- **Recorded data**
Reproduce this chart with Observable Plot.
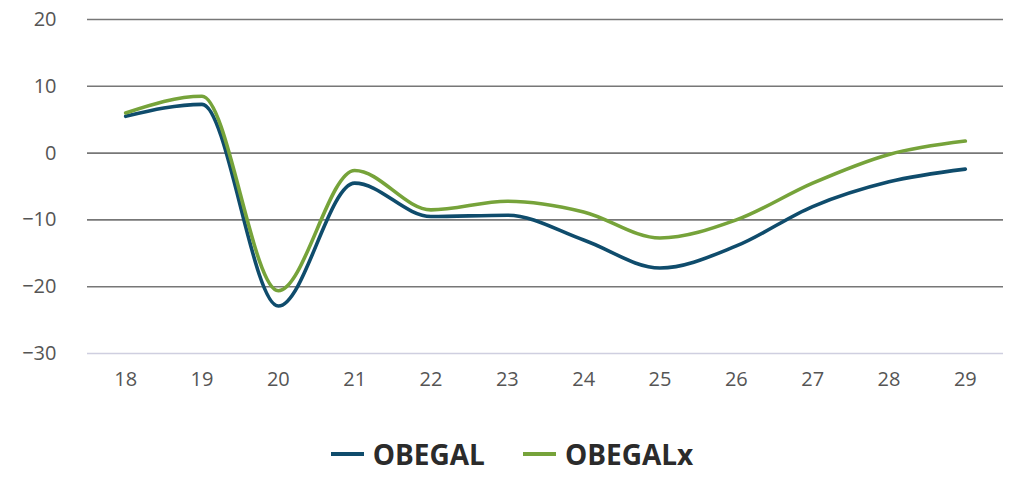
<!DOCTYPE html>
<html>
<head>
<meta charset="utf-8">
<script src="https://cdn.jsdelivr.net/npm/d3@7"></script>
<script src="https://cdn.jsdelivr.net/npm/@observablehq/plot@0.6"></script>
<style>
  html, body { margin: 0; padding: 0; background: #fff; }
  #chart { width: 1024px; }
  .legend { display: flex; justify-content: center; align-items: center; height: 80px; margin-top: 4px; font-family: "Open Sans", sans-serif; font-weight: 700; font-size: 28px; color: #2b2b2b; }
  .item { display: flex; align-items: center; margin: 0 19px; }
  .sw { width: 33px; height: 4px; margin-right: 9px; }
</style>
</head>
<body>
<div id="chart"></div>
<script>
const years = [18, 19, 20, 21, 22, 23, 24, 25, 26, 27, 28, 29];
const obegal = [5.5, 7.3, -22.9, -4.5, -9.5, -9.3, -13.0, -17.2, -13.9, -8.0, -4.3, -2.4];
const obegalx = [6.0, 8.5, -20.6, -2.6, -8.5, -7.2, -8.8, -12.7, -10.0, -4.5, -0.2, 1.8];
const seriesNames = ["OBEGAL", "OBEGALx"];
const colors = ["#0f4c6c", "#76a33a"];
const yTicks = [20, 10, 0, -10, -20, -30];

const data = [];
years.forEach((y, i) => {
  data.push({year: y, value: obegal[i], series: seriesNames[0]});
  data.push({year: y, value: obegalx[i], series: seriesNames[1]});
});

const chart = Plot.plot({
  width: 1024,
  height: 410,
  marginLeft: 87,
  marginRight: 21,
  marginTop: 19,
  marginBottom: 57,
  style: {fontFamily: "'Open Sans', sans-serif", fontSize: "20px", color: "#555"},
  x: {domain: [17.5, 29.5], label: null},
  y: {domain: [-30, 20], label: null},
  color: {domain: seriesNames, range: colors},
  marks: [
    Plot.ruleY(yTicks.filter(d => d !== -30), {stroke: "#777", strokeWidth: 1.6}),
    Plot.ruleY([-30], {stroke: "#cfcfe0", strokeWidth: 1.6}),
    Plot.axisX({ticks: years, tickFormat: d => String(d), tickSize: 0, tickPadding: 18, fill: "#555", fontSize: 20}),
    Plot.axisY({ticks: yTicks, tickSize: 0, tickPadding: 31, fill: "#555", fontSize: 20}),
    Plot.line(data, {x: "year", y: "value", z: "series", stroke: "series", strokeWidth: 3.6, curve: "monotone-x"})
  ]
});
document.getElementById("chart").appendChild(chart);

const legend = document.createElement("div");
legend.className = "legend";
seriesNames.forEach((n, i) => {
  const item = document.createElement("div");
  item.className = "item";
  const sw = document.createElement("span");
  sw.className = "sw";
  sw.style.background = colors[i];
  const t = document.createElement("span");
  t.textContent = n;
  item.appendChild(sw);
  item.appendChild(t);
  legend.appendChild(item);
});
document.getElementById("chart").appendChild(legend);
</script>
</body>
</html>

- **Work instructions**
Omit pictures; set down the rest of the material word for word.

- **The completed task**
Reproduce this chart with Observable Plot.
<!DOCTYPE html>
<html>
<head>
<meta charset="utf-8">
<script src="https://cdn.jsdelivr.net/npm/d3@7"></script>
<script src="https://cdn.jsdelivr.net/npm/@observablehq/plot@0.6"></script>
<style>
  html, body { margin: 0; padding: 0; background: #fff; }
  #chart { width: 1024px; }
  .legend { display: flex; justify-content: center; align-items: center; height: 80px; margin-top: 4px; font-family: "Open Sans", sans-serif; font-weight: 700; font-size: 28px; color: #2b2b2b; }
  .item { display: flex; align-items: center; margin: 0 19px; }
  .sw { width: 33px; height: 4px; margin-right: 9px; }
</style>
</head>
<body>
<div id="chart"></div>
<script>
const years = [18, 19, 20, 21, 22, 23, 24, 25, 26, 27, 28, 29];
const obegal = [5.5, 7.3, -22.9, -4.5, -9.5, -9.3, -13.0, -17.2, -13.9, -8.0, -4.3, -2.4];
const obegalx = [6.0, 8.5, -20.6, -2.6, -8.5, -7.2, -8.8, -12.7, -10.0, -4.5, -0.2, 1.8];
const seriesNames = ["OBEGAL", "OBEGALx"];
const colors = ["#0f4c6c", "#76a33a"];
const yTicks = [20, 10, 0, -10, -20, -30];

const data = [];
years.forEach((y, i) => {
  data.push({year: y, value: obegal[i], series: seriesNames[0]});
  data.push({year: y, value: obegalx[i], series: seriesNames[1]});
});

const chart = Plot.plot({
  width: 1024,
  height: 410,
  marginLeft: 87,
  marginRight: 21,
  marginTop: 19,
  marginBottom: 57,
  style: {fontFamily: "'Open Sans', sans-serif", fontSize: "20px", color: "#555"},
  x: {domain: [17.5, 29.5], label: null},
  y: {domain: [-30, 20], label: null},
  color: {domain: seriesNames, range: colors},
  marks: [
    Plot.ruleY(yTicks.filter(d => d !== -30), {stroke: "#777", strokeWidth: 1.6}),
    Plot.ruleY([-30], {stroke: "#cfcfe0", strokeWidth: 1.6}),
    Plot.axisX({ticks: years, tickFormat: d => String(d), tickSize: 0, tickPadding: 18, fill: "#555", fontSize: 20}),
    Plot.axisY({ticks: yTicks, tickSize: 0, tickPadding: 31, fill: "#555", fontSize: 20}),
    Plot.line(data, {x: "year", y: "value", z: "series", stroke: "series", strokeWidth: 3.6, curve: "monotone-x"})
  ]
});
document.getElementById("chart").appendChild(chart);

const legend = document.createElement("div");
legend.className = "legend";
seriesNames.forEach((n, i) => {
  const item = document.createElement("div");
  item.className = "item";
  const sw = document.createElement("span");
  sw.className = "sw";
  sw.style.background = colors[i];
  const t = document.createElement("span");
  t.textContent = n;
  item.appendChild(sw);
  item.appendChild(t);
  legend.appendChild(item);
});
document.getElementById("chart").appendChild(legend);
</script>
</body>
</html>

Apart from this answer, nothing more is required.